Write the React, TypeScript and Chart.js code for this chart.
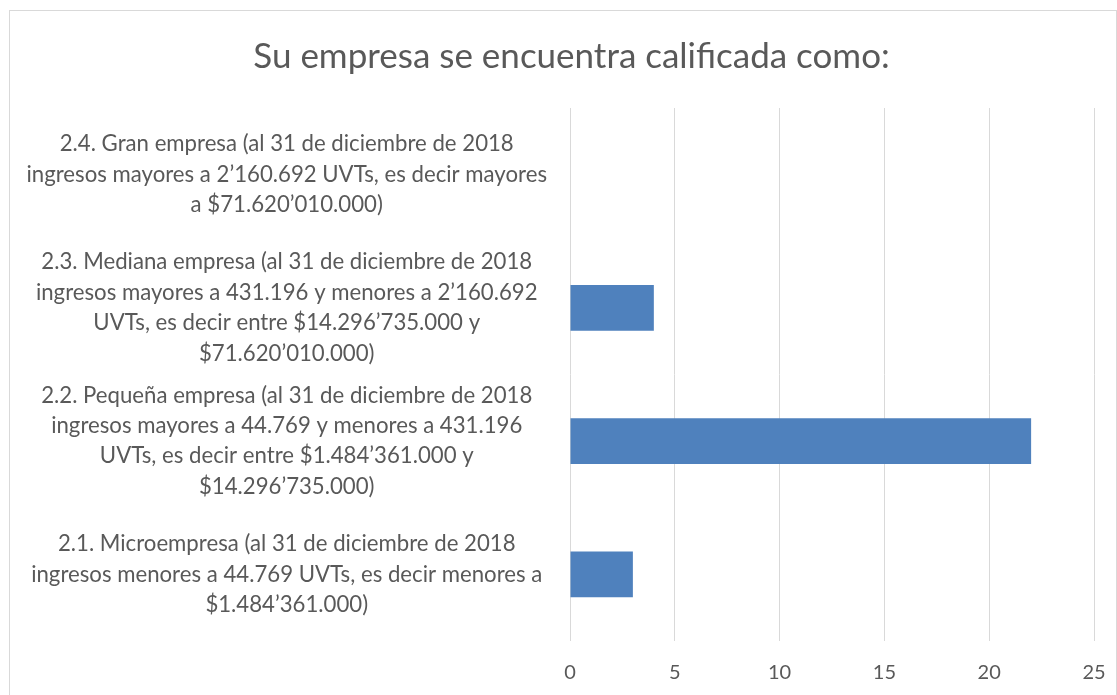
import React, { useEffect, useRef } from "react";
import { Chart, registerables } from "chart.js";

Chart.register(...registerables);

const TITLE = "Su empresa se encuentra calificada como:";

const categories: string[][] = [
  [
    "2.4. Gran empresa (al 31 de diciembre de 2018",
    "ingresos mayores a 2’160.692 UVTs, es decir mayores",
    "a $71.620’010.000)",
  ],
  [
    "2.3. Mediana empresa (al 31 de diciembre de 2018",
    "ingresos mayores a 431.196 y menores a 2’160.692",
    "UVTs, es decir entre $14.296’735.000 y",
    "$71.620’010.000)",
  ],
  [
    "2.2. Pequeña empresa (al 31 de diciembre de 2018",
    "ingresos mayores a 44.769 y menores a 431.196",
    "UVTs, es decir entre $1.484’361.000 y",
    "$14.296’735.000)",
  ],
  [
    "2.1. Microempresa (al 31 de diciembre de 2018",
    "ingresos menores a 44.769 UVTs, es decir menores a",
    "$1.484’361.000)",
  ],
];

const values: number[] = [0, 4, 22, 3];

const xMin = 0;
const xMax = 25;
const xStep = 5;

const TEXT = "#595959";
const GRID = "#d9d9d9";
const BAR = "#4f81bd";
const FONT = "Lato";

export default function App() {
  const ref = useRef<HTMLCanvasElement | null>(null);

  useEffect(() => {
    if (!ref.current) return;
    const chart = new Chart(ref.current, {
      type: "bar",
      data: {
        labels: categories,
        datasets: [
          {
            data: values,
            backgroundColor: BAR,
            borderWidth: 0,
            barPercentage: 0.345,
            categoryPercentage: 1,
          },
        ],
      },
      options: {
        indexAxis: "y",
        animation: false,
        responsive: false,
        maintainAspectRatio: false,
        layout: { padding: { left: 12, right: -14, top: 0, bottom: 10.6 } },
        plugins: {
          legend: { display: false },
          tooltip: { enabled: false },
          title: {
            display: true,
            text: TITLE,
            color: TEXT,
            font: { family: FONT, size: 35, weight: "normal", lineHeight: 1.2 },
            padding: { top: 36, bottom: 30 },
          },
        },
        scales: {
          x: {
            min: xMin,
            max: xMax,
            afterFit: (scale: any) => {
              scale.height = 43.4;
              scale.paddingLeft = 0;
              scale.paddingRight = 23;
            },
            ticks: {
              stepSize: xStep,
              color: TEXT,
              padding: 20,
              font: { family: FONT, size: 20 },
            },
            grid: { color: GRID, lineWidth: 1, drawTicks: false },
            border: { display: false },
          },
          y: {
            afterFit: (scale: any) => {
              scale.width = 558;
              scale.paddingTop = 0;
              scale.paddingBottom = 0;
            },
            ticks: {
              color: TEXT,
              crossAlign: "center",
              padding: 23,
              autoSkip: false,
              font: { family: FONT, size: 22.2, lineHeight: 1.37 },
            },
            grid: { display: false, drawTicks: false },
            border: { display: false },
          },
        },
      },
    });
    return () => chart.destroy();
  }, []);

  return (
    <div style={{ position: "absolute", left: 0, top: 0, width: 1117, height: 695, overflow: "hidden", background: "#fff" }}>
      <div
        style={{
          position: "absolute",
          left: 9,
          top: 10,
          width: 1106,
          height: 720,
          border: "1px solid #d9d9d9",
        }}
      />
      <canvas ref={ref} width={1117} height={695} style={{ position: "absolute", left: 0, top: 0 }} />
    </div>
  );
}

# [CHALLENGE]
Working from the material above, transcribe it exactly while omitting pictures.

# [EXERCISE RESULT]
Write the React, TypeScript and Chart.js code for this chart.
import React, { useEffect, useRef } from "react";
import { Chart, registerables } from "chart.js";

Chart.register(...registerables);

const TITLE = "Su empresa se encuentra calificada como:";

const categories: string[][] = [
  [
    "2.4. Gran empresa (al 31 de diciembre de 2018",
    "ingresos mayores a 2’160.692 UVTs, es decir mayores",
    "a $71.620’010.000)",
  ],
  [
    "2.3. Mediana empresa (al 31 de diciembre de 2018",
    "ingresos mayores a 431.196 y menores a 2’160.692",
    "UVTs, es decir entre $14.296’735.000 y",
    "$71.620’010.000)",
  ],
  [
    "2.2. Pequeña empresa (al 31 de diciembre de 2018",
    "ingresos mayores a 44.769 y menores a 431.196",
    "UVTs, es decir entre $1.484’361.000 y",
    "$14.296’735.000)",
  ],
  [
    "2.1. Microempresa (al 31 de diciembre de 2018",
    "ingresos menores a 44.769 UVTs, es decir menores a",
    "$1.484’361.000)",
  ],
];

const values: number[] = [0, 4, 22, 3];

const xMin = 0;
const xMax = 25;
const xStep = 5;

const TEXT = "#595959";
const GRID = "#d9d9d9";
const BAR = "#4f81bd";
const FONT = "Lato";

export default function App() {
  const ref = useRef<HTMLCanvasElement | null>(null);

  useEffect(() => {
    if (!ref.current) return;
    const chart = new Chart(ref.current, {
      type: "bar",
      data: {
        labels: categories,
        datasets: [
          {
            data: values,
            backgroundColor: BAR,
            borderWidth: 0,
            barPercentage: 0.345,
            categoryPercentage: 1,
          },
        ],
      },
      options: {
        indexAxis: "y",
        animation: false,
        responsive: false,
        maintainAspectRatio: false,
        layout: { padding: { left: 12, right: -14, top: 0, bottom: 10.6 } },
        plugins: {
          legend: { display: false },
          tooltip: { enabled: false },
          title: {
            display: true,
            text: TITLE,
            color: TEXT,
            font: { family: FONT, size: 35, weight: "normal", lineHeight: 1.2 },
            padding: { top: 36, bottom: 30 },
          },
        },
        scales: {
          x: {
            min: xMin,
            max: xMax,
            afterFit: (scale: any) => {
              scale.height = 43.4;
              scale.paddingLeft = 0;
              scale.paddingRight = 23;
            },
            ticks: {
              stepSize: xStep,
              color: TEXT,
              padding: 20,
              font: { family: FONT, size: 20 },
            },
            grid: { color: GRID, lineWidth: 1, drawTicks: false },
            border: { display: false },
          },
          y: {
            afterFit: (scale: any) => {
              scale.width = 558;
              scale.paddingTop = 0;
              scale.paddingBottom = 0;
            },
            ticks: {
              color: TEXT,
              crossAlign: "center",
              padding: 23,
              autoSkip: false,
              font: { family: FONT, size: 22.2, lineHeight: 1.37 },
            },
            grid: { display: false, drawTicks: false },
            border: { display: false },
          },
        },
      },
    });
    return () => chart.destroy();
  }, []);

  return (
    <div style={{ position: "absolute", left: 0, top: 0, width: 1117, height: 695, overflow: "hidden", background: "#fff" }}>
      <div
        style={{
          position: "absolute",
          left: 9,
          top: 10,
          width: 1106,
          height: 720,
          border: "1px solid #d9d9d9",
        }}
      />
      <canvas ref={ref} width={1117} height={695} style={{ position: "absolute", left: 0, top: 0 }} />
    </div>
  );
}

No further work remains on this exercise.